Milestone chips after the white one follow a more structured rhythm. Thirty days. Sixty days. Ninety days. Six months. Nine months. One year. The chairperson reads the milestone, the member walks up, and what happens next depends on the group. Some meetings invite the recipient to say a few words — their name, their milestone, maybe a sentence about what got them through. Others keep it brief: a handshake, a hug from a sponsor, a moment of eye contact that says more than any share could.

The sponsor's role in the ritual varies, but in many groups the sponsor is the one who physically places the chip in the person's hand. That gesture matters. The sponsor watched the work happen — the late-night phone calls, the white-knuckle Saturdays, the step work that unearthed things neither of them wanted to look at.

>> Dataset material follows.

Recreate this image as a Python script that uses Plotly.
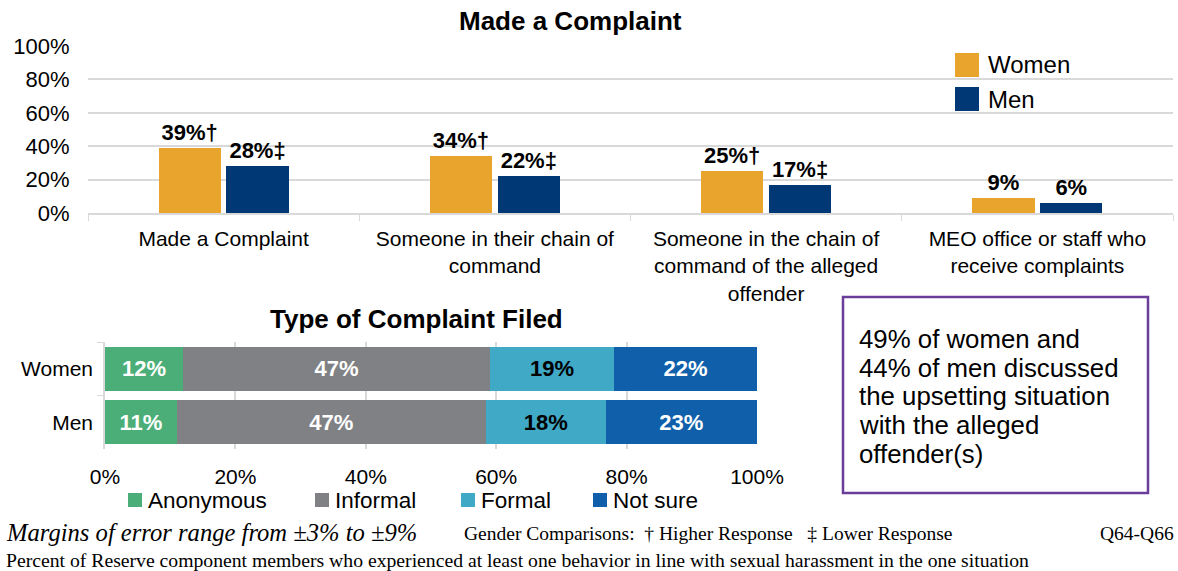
import plotly.graph_objects as go

# ---- data ----
categories = ["Made a Complaint", "Someone in their chain of<br>command",
              "Someone in the chain of<br>command of the alleged<br>offender",
              "MEO office or staff who<br>receive complaints"]
women_vals = [39, 34, 25, 9]
men_vals = [28, 22, 17, 6]
women_marks = ["†", "†", "†", ""]
men_marks = ["‡", "‡", "‡", ""]
gender_names = ["Women", "Men"]
gender_colors = ["#E8A42C", "#003876"]

groups = ["Women", "Men"]
type_names = ["Anonymous", "Informal", "Formal", "Not sure"]
type_women = [12.0, 47.0, 19.1, 21.9]
type_men = [11.0, 47.4, 18.4, 23.2]
type_colors = ["#4BAE78", "#808184", "#3FA9C6", "#0F5FAA"]
type_text_colors = ["white", "white", "black", "white"]

box_lines = ["49% of women and", "44% of men discussed", "the upsetting situation",
             "with the alleged", "offender(s)"]

W, H = 1178, 571
def px(x): return x / W
def py(y): return 1 - y / H

SANS = "Liberation Sans, Arial, sans-serif"
SERIF = "Liberation Serif, Times New Roman, serif"
GRID = "#D9D9D9"

fig = go.Figure()

for name, vals, marks, col, og in [(gender_names[0], women_vals, women_marks, gender_colors[0], "w"),
                                   (gender_names[1], men_vals, men_marks, gender_colors[1], "m")]:
    fig.add_trace(go.Bar(
        x=categories, y=vals, name=name, marker_color=col, marker_line_width=0,
        offsetgroup=og,
        text=[f"{v}%{m}" for v, m in zip(vals, marks)],
        textposition="outside",
        textfont=dict(size=22, color="black", family=SANS, weight="bold"),
        cliponaxis=False, xaxis="x", yaxis="y", showlegend=False))

for i, name in enumerate(type_names):
    vals = [type_women[i], type_men[i]]
    fig.add_trace(go.Bar(
        y=groups, x=vals, orientation="h", name=name, marker_color=type_colors[i],
        marker_line_width=0, width=0.82,
        text=[f"{round(v)}%" for v in vals], textposition="inside", insidetextanchor="middle",
        textfont=dict(size=22, color=type_text_colors[i], family=SANS, weight="bold"),
        xaxis="x2", yaxis="y2", showlegend=False))

fig.update_layout(
    width=W, height=H, margin=dict(l=0, r=0, t=0, b=0, autoexpand=False),
    paper_bgcolor="white", plot_bgcolor="white",
    font=dict(family=SANS, color="black"),
    barmode="stack", bargap=0.5, bargroupgap=0.08,
    xaxis=dict(domain=[px(88), px(1173)], anchor="y", showgrid=False, automargin=False,
               showline=True, linecolor=GRID, linewidth=1.5,
               ticks="outside", tickson="boundaries", ticklen=6, tickcolor=GRID,
               tickfont=dict(size=21), ticklabelstandoff=6),
    yaxis=dict(domain=[py(213), py(46)], anchor="x", range=[0, 100], dtick=20,
               ticksuffix="%", showgrid=True, gridcolor=GRID, gridwidth=2,
               zeroline=False, tickfont=dict(size=22), ticks="outside", ticklen=13,
               tickcolor="rgba(0,0,0,0)", automargin=False),
    xaxis2=dict(domain=[px(105), px(757)], anchor="y2", range=[0, 100], dtick=20,
                ticksuffix="%", showgrid=True, gridcolor=GRID, gridwidth=1.5,
                zeroline=False, tickfont=dict(size=21), ticks="outside", ticklen=9,
                tickcolor="rgba(0,0,0,0)", automargin=False),
    yaxis2=dict(domain=[py(449), py(342)], anchor="x2", autorange="reversed",
                showline=True, linecolor=GRID, linewidth=1.5, ticks="outside",
                tickson="boundaries", ticklen=6, tickcolor=GRID,
                tickfont=dict(size=21), ticklabelstandoff=6, automargin=False),
    showlegend=False,
)

# legend for the top chart (large square swatches)
for i, (name, col) in enumerate(zip(gender_names, gender_colors)):
    yc = 65 + 34 * i
    fig.add_shape(type="rect", xref="paper", yref="paper", x0=px(955), x1=px(979),
                  y0=py(yc + 12), y1=py(yc - 12), fillcolor=col, line=dict(width=0))
    fig.add_annotation(text=name, x=px(986), y=py(yc), xref="paper", yref="paper",
                       showarrow=False, xanchor="left", yanchor="middle",
                       font=dict(size=24, color="black"))

# legend for the bottom chart
legend2_x = [128, 315, 461, 593]
for name, col, lx in zip(type_names, type_colors, legend2_x):
    fig.add_shape(type="rect", xref="paper", yref="paper", x0=px(lx), x1=px(lx + 14),
                  y0=py(507), y1=py(493), fillcolor=col, line=dict(width=0))
    fig.add_annotation(text=name, x=px(lx + 18), y=py(500), xref="paper", yref="paper",
                       showarrow=False, xanchor="left", yanchor="middle",
                       font=dict(size=22.5, color="black"))

fig.add_annotation(text="<b>Made a Complaint</b>", x=px(570), y=py(21), xref="paper", yref="paper",
                   showarrow=False, font=dict(size=26), xanchor="center", yanchor="middle")
fig.add_annotation(text="<b>Type of Complaint Filed</b>", x=px(416), y=py(319), xref="paper",
                   yref="paper", showarrow=False, font=dict(size=26), xanchor="center",
                   yanchor="middle")

fig.add_shape(type="rect", xref="paper", yref="paper", x0=px(843), x1=px(1148),
              y0=py(493), y1=py(297), line=dict(color="#6A3D9A", width=2.5))
for i, line in enumerate(box_lines):
    fig.add_annotation(text=line, x=px(857), y=py(339 + 28.7 * i), xref="paper", yref="paper",
                       showarrow=False, xanchor="left", yanchor="middle",
                       font=dict(size=25.8, color="black"))

fig.add_annotation(text="<i>Margins of error range from ±3% to ±9%</i>", x=px(4), y=py(532),
                   xref="paper", yref="paper", showarrow=False, xanchor="left",
                   yanchor="middle", font=dict(size=24.6, family=SERIF))
fig.add_annotation(text="Gender Comparisons:  † Higher Response   ‡ Lower Response",
                   x=px(462), y=py(533), xref="paper", yref="paper", showarrow=False,
                   xanchor="left", yanchor="middle", font=dict(size=19.5, family=SERIF))
fig.add_annotation(text="Q64-Q66", x=px(1176), y=py(533), xref="paper", yref="paper",
                   showarrow=False, xanchor="right", yanchor="middle",
                   font=dict(size=19.5, family=SERIF))
fig.add_annotation(text="Percent of Reserve component members who experienced at least one behavior in line with sexual harassment in the one situation",
                   x=px(4), y=py(560), xref="paper", yref="paper", showarrow=False,
                   xanchor="left", yanchor="middle", font=dict(size=19.7, family=SERIF))

fig.write_html("out.html", config={"displayModeBar": False},
               post_script="document.body.style.margin='0';document.body.style.overflow='hidden';")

Handing over the chip closes a loop: I believed you could do this, and here's proof you did.

Annual chips — the 1-year, the 5-year, the 10-year — bring a different energy. The whole meeting often knows who's receiving one. There's cake sometimes. There's laughter. The person sharing might talk for five minutes instead of one. The room listens differently because long-term sobriety is contagious — it reminds everyone that this actually works, that the daily grind of one-day-at-a-time eventually becomes a life you'd choose on purpose.

Carrying the Chip Home

After the meeting ends and the folding chairs are stacked against the wall, the chip goes home with you. That's when it starts its second life — not as a ceremonial object, but as a daily companion.

Most people carry their most recent chip in a front pocket or a wallet. They reach for it without thinking, the way you'd reach for a worry stone or a set of keys. The weight of it becomes a habit, and the habit becomes an anchor. People in early recovery describe pulling their chip out during a craving — rolling it between their fingers in a bar parking lot, gripping it during a phone call they almost didn't make, pressing it against their palm in a meeting where someone else's story hit too close.

Older chips migrate to nightstands, keychains, display cases, or the small boxes where people keep things too important to throw away but too personal to frame. Some people carry every chip they've ever earned. Others keep only two: the 24-hour chip and the most recent annual. AA sober chips end up in the places that matter — close at hand when things are hard, visible when you need reminding that the worst day sober is still better than the best day drunk.